** BEGIN **

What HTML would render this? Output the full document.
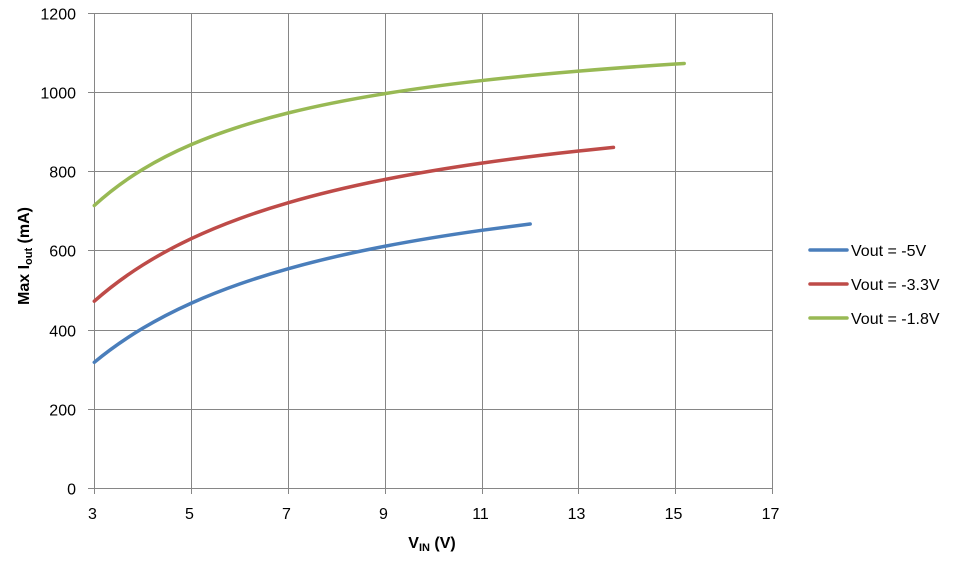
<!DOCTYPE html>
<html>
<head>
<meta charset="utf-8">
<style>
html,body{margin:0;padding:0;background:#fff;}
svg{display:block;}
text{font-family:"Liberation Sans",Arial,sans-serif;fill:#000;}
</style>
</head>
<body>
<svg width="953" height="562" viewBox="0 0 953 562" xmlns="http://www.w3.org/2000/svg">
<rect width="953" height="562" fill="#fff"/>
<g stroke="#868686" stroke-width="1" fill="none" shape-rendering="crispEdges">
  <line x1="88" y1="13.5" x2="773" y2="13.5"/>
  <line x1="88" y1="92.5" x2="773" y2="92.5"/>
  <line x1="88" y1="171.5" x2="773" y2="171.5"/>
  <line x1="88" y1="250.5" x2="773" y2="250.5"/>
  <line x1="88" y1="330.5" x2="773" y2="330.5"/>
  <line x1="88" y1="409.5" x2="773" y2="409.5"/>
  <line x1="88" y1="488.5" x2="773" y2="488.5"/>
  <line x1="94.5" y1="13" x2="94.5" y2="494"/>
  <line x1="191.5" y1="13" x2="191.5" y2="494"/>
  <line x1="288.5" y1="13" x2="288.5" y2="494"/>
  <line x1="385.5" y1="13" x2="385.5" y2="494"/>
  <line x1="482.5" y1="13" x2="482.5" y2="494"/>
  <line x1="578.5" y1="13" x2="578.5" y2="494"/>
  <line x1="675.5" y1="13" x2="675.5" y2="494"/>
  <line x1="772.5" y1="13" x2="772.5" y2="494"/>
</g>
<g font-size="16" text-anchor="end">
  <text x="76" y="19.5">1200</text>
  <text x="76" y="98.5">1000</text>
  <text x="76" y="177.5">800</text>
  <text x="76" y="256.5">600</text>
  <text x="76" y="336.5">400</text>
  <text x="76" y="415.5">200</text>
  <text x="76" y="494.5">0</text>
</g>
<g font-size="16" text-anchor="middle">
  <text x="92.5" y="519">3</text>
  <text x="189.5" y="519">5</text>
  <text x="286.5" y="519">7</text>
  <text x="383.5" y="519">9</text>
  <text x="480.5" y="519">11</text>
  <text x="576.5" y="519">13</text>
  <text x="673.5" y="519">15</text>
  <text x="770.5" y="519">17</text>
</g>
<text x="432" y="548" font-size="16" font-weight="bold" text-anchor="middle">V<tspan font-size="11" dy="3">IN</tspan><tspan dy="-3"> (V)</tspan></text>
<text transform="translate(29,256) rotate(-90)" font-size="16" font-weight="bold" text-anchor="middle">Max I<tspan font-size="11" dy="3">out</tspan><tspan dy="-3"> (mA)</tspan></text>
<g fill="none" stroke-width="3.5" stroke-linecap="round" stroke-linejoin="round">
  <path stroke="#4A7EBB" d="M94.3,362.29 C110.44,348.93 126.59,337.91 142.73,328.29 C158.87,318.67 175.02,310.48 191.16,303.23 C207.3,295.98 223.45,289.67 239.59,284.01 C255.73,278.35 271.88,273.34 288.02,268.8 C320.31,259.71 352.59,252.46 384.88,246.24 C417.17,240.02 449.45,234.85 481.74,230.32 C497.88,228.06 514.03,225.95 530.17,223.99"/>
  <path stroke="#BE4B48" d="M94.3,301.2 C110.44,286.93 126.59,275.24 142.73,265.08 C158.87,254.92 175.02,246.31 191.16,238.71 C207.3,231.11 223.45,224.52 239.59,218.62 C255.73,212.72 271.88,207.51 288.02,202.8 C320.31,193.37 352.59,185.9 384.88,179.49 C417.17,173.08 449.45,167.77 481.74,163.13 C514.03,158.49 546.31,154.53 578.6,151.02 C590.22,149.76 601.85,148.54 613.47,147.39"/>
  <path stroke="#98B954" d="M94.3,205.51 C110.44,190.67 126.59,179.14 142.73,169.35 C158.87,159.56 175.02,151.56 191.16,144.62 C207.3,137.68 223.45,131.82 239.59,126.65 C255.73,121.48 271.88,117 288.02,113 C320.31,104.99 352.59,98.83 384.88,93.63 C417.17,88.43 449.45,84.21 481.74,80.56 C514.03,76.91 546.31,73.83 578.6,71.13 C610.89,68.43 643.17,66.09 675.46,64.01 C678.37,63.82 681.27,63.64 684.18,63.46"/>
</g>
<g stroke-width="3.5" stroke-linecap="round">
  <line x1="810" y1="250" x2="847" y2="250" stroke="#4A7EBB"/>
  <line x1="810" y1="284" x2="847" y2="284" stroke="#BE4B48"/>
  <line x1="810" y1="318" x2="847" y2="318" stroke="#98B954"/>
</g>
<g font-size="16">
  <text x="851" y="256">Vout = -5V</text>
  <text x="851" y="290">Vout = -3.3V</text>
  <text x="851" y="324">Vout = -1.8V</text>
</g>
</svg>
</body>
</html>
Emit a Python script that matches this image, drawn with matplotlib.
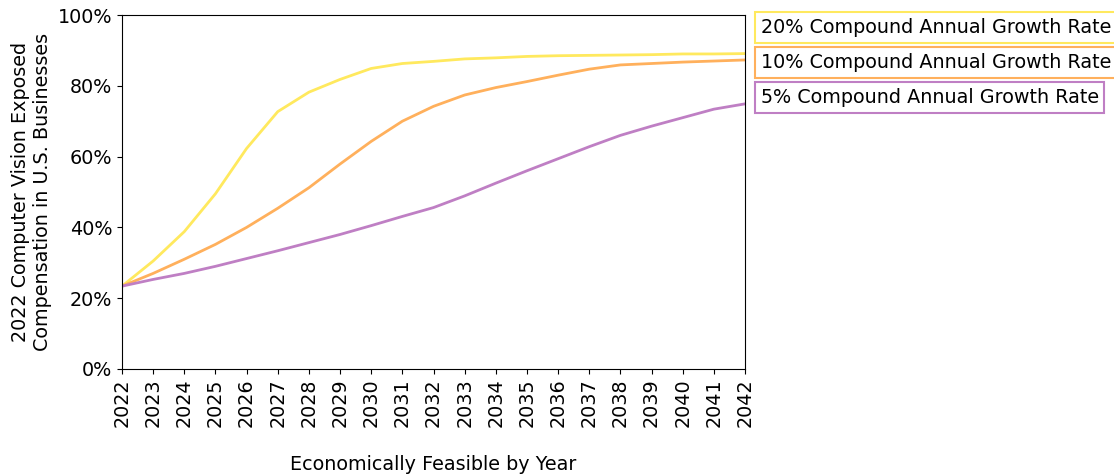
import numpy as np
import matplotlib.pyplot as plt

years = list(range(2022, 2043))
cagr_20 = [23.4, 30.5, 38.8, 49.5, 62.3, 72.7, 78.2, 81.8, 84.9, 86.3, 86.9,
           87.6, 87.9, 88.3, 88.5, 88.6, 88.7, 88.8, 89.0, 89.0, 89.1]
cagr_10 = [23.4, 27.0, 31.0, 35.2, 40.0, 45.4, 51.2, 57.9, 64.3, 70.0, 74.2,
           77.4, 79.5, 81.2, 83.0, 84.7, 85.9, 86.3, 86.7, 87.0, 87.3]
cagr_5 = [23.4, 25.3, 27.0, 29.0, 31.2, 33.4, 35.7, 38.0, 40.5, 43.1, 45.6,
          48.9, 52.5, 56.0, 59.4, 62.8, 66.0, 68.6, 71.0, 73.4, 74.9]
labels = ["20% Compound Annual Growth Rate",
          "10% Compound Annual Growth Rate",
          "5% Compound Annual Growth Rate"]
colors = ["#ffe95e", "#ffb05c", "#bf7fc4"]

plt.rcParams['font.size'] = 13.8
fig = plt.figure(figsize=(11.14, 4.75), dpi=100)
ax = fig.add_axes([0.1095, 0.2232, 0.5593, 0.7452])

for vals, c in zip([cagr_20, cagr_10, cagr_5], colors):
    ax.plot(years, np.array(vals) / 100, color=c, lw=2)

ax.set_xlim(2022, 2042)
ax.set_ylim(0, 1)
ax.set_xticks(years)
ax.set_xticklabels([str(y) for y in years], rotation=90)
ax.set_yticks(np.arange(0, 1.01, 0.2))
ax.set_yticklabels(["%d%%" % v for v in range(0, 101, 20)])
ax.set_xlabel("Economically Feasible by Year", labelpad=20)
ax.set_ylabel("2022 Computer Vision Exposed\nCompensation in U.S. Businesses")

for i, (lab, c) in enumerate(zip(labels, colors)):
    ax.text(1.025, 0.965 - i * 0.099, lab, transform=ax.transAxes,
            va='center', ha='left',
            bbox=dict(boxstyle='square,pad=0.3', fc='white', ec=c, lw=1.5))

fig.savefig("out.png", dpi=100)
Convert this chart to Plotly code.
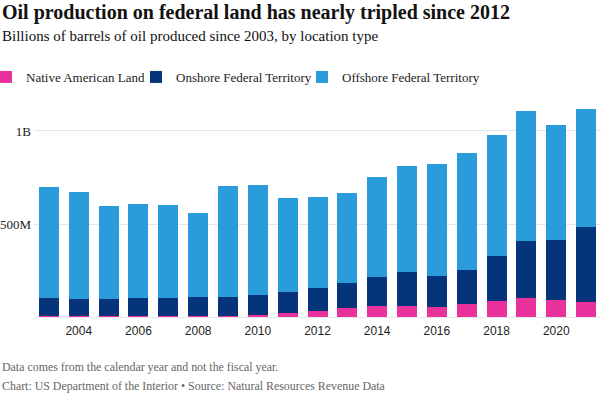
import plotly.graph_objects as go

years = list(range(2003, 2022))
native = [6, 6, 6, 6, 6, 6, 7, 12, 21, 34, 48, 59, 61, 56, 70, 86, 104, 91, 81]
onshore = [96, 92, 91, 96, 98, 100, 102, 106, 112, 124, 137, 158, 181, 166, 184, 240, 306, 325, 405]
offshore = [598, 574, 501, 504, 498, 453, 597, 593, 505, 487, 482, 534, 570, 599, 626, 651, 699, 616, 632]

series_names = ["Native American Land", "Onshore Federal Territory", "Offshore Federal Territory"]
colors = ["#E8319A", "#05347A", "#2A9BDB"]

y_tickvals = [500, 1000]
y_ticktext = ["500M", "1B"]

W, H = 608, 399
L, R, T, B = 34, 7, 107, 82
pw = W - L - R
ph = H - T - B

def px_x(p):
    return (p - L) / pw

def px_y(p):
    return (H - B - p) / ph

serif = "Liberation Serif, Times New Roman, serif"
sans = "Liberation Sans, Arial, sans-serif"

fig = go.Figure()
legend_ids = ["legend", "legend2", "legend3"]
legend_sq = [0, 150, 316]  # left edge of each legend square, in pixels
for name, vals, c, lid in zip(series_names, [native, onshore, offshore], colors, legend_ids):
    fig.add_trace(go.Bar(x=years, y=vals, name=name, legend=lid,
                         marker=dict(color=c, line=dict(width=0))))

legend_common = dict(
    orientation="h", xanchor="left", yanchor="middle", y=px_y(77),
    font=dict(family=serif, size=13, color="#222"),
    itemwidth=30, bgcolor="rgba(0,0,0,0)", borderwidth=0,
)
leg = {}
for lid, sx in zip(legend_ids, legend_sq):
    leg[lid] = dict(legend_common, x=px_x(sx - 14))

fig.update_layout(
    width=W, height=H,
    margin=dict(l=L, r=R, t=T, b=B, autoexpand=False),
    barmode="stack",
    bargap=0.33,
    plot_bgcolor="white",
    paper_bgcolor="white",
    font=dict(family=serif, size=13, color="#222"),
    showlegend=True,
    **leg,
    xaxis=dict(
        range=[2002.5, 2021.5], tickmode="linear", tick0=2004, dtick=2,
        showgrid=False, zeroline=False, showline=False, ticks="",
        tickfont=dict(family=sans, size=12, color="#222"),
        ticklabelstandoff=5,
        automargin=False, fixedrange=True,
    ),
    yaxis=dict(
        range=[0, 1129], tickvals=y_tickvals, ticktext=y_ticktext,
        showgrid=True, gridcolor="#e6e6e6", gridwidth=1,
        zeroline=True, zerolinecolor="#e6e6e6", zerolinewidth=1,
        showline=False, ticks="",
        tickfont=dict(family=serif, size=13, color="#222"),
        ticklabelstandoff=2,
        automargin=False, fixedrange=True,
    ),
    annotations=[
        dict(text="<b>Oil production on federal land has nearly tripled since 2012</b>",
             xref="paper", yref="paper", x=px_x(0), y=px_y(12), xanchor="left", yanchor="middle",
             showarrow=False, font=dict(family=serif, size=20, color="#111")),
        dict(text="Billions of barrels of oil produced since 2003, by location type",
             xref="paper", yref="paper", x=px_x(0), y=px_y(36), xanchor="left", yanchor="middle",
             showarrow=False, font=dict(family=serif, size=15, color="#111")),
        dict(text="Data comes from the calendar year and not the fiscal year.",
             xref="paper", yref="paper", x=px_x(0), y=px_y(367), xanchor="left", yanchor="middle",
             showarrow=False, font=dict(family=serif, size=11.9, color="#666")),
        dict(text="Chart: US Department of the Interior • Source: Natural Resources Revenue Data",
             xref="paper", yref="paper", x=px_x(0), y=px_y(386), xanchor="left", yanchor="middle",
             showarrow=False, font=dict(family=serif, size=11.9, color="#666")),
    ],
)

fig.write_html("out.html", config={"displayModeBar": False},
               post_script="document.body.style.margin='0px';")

** END **

GIVEN EXERCISE » In the records, locate each line holding the string "document" and copy it.

RESPONSE BELOW »
What HTML would render this? Output the full document.
               post_script="document.body.style.margin='0px';")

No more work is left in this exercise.